Industry Support for New OpenCL Extensions
“Arm is committed to providing seamless developer access to high-quality compute technologies and the machine learning performance required to unlock new and advanced applications. Together with the Khronos OpenCL working group, we’ve spearheaded the extension of the OpenCL standard, taking heterogenous compute applications to the next level of performance for years to come.”
“Imagination, as a pioneer in compute processing technologies, and a strong supporter of the OpenCL ecosystem, has always been a fast adopter of new OpenCL capabilities that unlock new possibilities for our customers across a wide range of markets. Once again, we have collaborated in the OpenCL working group to introduce new extensions for our application developers. We are particularly excited about the semaphore extensions that bring new levels of efficiency in OpenCL interoperability. A wide variety of machine learning, and other applications with heterogeneous computation requirements, will benefit greatly from these extensions, which we already optimally support.”

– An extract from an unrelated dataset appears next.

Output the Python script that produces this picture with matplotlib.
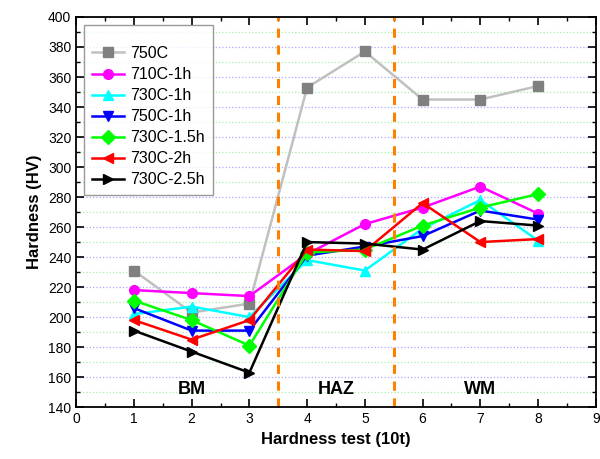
import matplotlib
matplotlib.use("Agg")
import matplotlib.pyplot as plt
from matplotlib.ticker import MultipleLocator

plt.rcParams['font.family'] = ['Liberation Sans', 'DejaVu Sans']

x = [1, 2, 3, 4, 5, 6, 7, 8]
hv_750c = [231, 203, 209, 353, 377, 345, 345, 354]
hv_710c_1h = [218, 216, 214, 242, 262, 273, 287, 269]
hv_730c_1h = [202, 207, 200, 238, 231, 259, 278, 251]
hv_750c_1h = [206, 191, 191, 241, 247, 254, 271, 265]
hv_730c_15h = [211, 198, 181, 243, 245, 261, 273, 282]
hv_730c_2h = [198, 185, 198, 245, 244, 276, 250, 252]
hv_730c_25h = [191, 177, 163, 250, 249, 245, 264, 261]

series = [
    ("750C", hv_750c, "#c0c0c0", "#808080", "s"),
    ("710C-1h", hv_710c_1h, "#ff00ff", "#ff00ff", "o"),
    ("730C-1h", hv_730c_1h, "#00ffff", "#00ffff", "^"),
    ("750C-1h", hv_750c_1h, "#0000ff", "#0000ff", "v"),
    ("730C-1.5h", hv_730c_15h, "#00ff00", "#00ff00", "D"),
    ("730C-2h", hv_730c_2h, "#ff0000", "#ff0000", "<"),
    ("730C-2.5h", hv_730c_25h, "#000000", "#000000", ">"),
]

fig = plt.figure(figsize=(6, 4.59), dpi=100)
ax = fig.add_axes([0.127, 0.113, 0.866, 0.85])

ax.set_xlim(0, 9)
ax.set_ylim(140, 400)
ax.xaxis.set_major_locator(MultipleLocator(1))
ax.xaxis.set_minor_locator(MultipleLocator(0.5))
ax.yaxis.set_major_locator(MultipleLocator(20))
ax.yaxis.set_minor_locator(MultipleLocator(10))

# dotted grid: blue on majors, green on minors
ax.grid(True, which='major', axis='y', color='#a8a8ff', linestyle=':', linewidth=0.9)
ax.grid(True, which='minor', axis='y', color='#a8f0a8', linestyle=':', linewidth=0.9)
ax.set_axisbelow(True)

for label, vals, lc, mc, mk in series:
    ax.plot(x, vals, color=lc, marker=mk, markerfacecolor=mc, markeredgecolor=mc,
            markersize=7, linewidth=1.8, label=label)

ax.axvline(3.5, color='#ff8000', linestyle=(0, (3, 2.5)), linewidth=2.2)
ax.axvline(5.5, color='#ff8000', linestyle=(0, (3, 2.5)), linewidth=2.2)

ax.text(2, 152, "BM", ha='center', va='center', fontsize=13, fontweight='bold')
ax.text(4.5, 152, "HAZ", ha='center', va='center', fontsize=13, fontweight='bold')
ax.text(7, 152, "WM", ha='center', va='center', fontsize=13, fontweight='bold')

ax.tick_params(which='both', direction='in', top=True, right=True, labelsize=10)
ax.tick_params(which='major', length=6, width=1.2)
ax.tick_params(which='minor', length=3, width=1.0)
for sp in ax.spines.values():
    sp.set_linewidth(1.3)

ax.set_xlabel("Hardness test (10t)", fontsize=12, fontweight='bold')
ax.set_ylabel("Hardness (HV)", fontsize=12, fontweight='bold')

leg = ax.legend(loc='upper left', fontsize=11.5, fancybox=False, edgecolor='#808080',
                handlelength=2.0, handletextpad=0.4, borderpad=0.5, labelspacing=0.38,
                title=" ", title_fontsize=6, bbox_to_anchor=(0.0, 1.0))
leg.get_frame().set_linewidth(1.0)

fig.savefig("out.png", dpi=100)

“Now that we have shipped conformant OpenCL 3.0 drivers, NVIDIA is committed to evolving significant new functionality to benefit all OpenCL developers. We have created the External Semaphore and Memory Sharing extensions together with the OpenCL Working Group for efficient interop with new generation APIs such as Vulkan, adding to the deployment flexibility already available through OpenCL’s interoperability with OpenGL.”
Drivers Coming to a Device Near You!
OpenCL drivers including both Integer Dot Product and External Memory Sharing extensions will soon be shipping from hardware vendors. We will post updates here as soon as they are available. We can’t wait to hear what you think!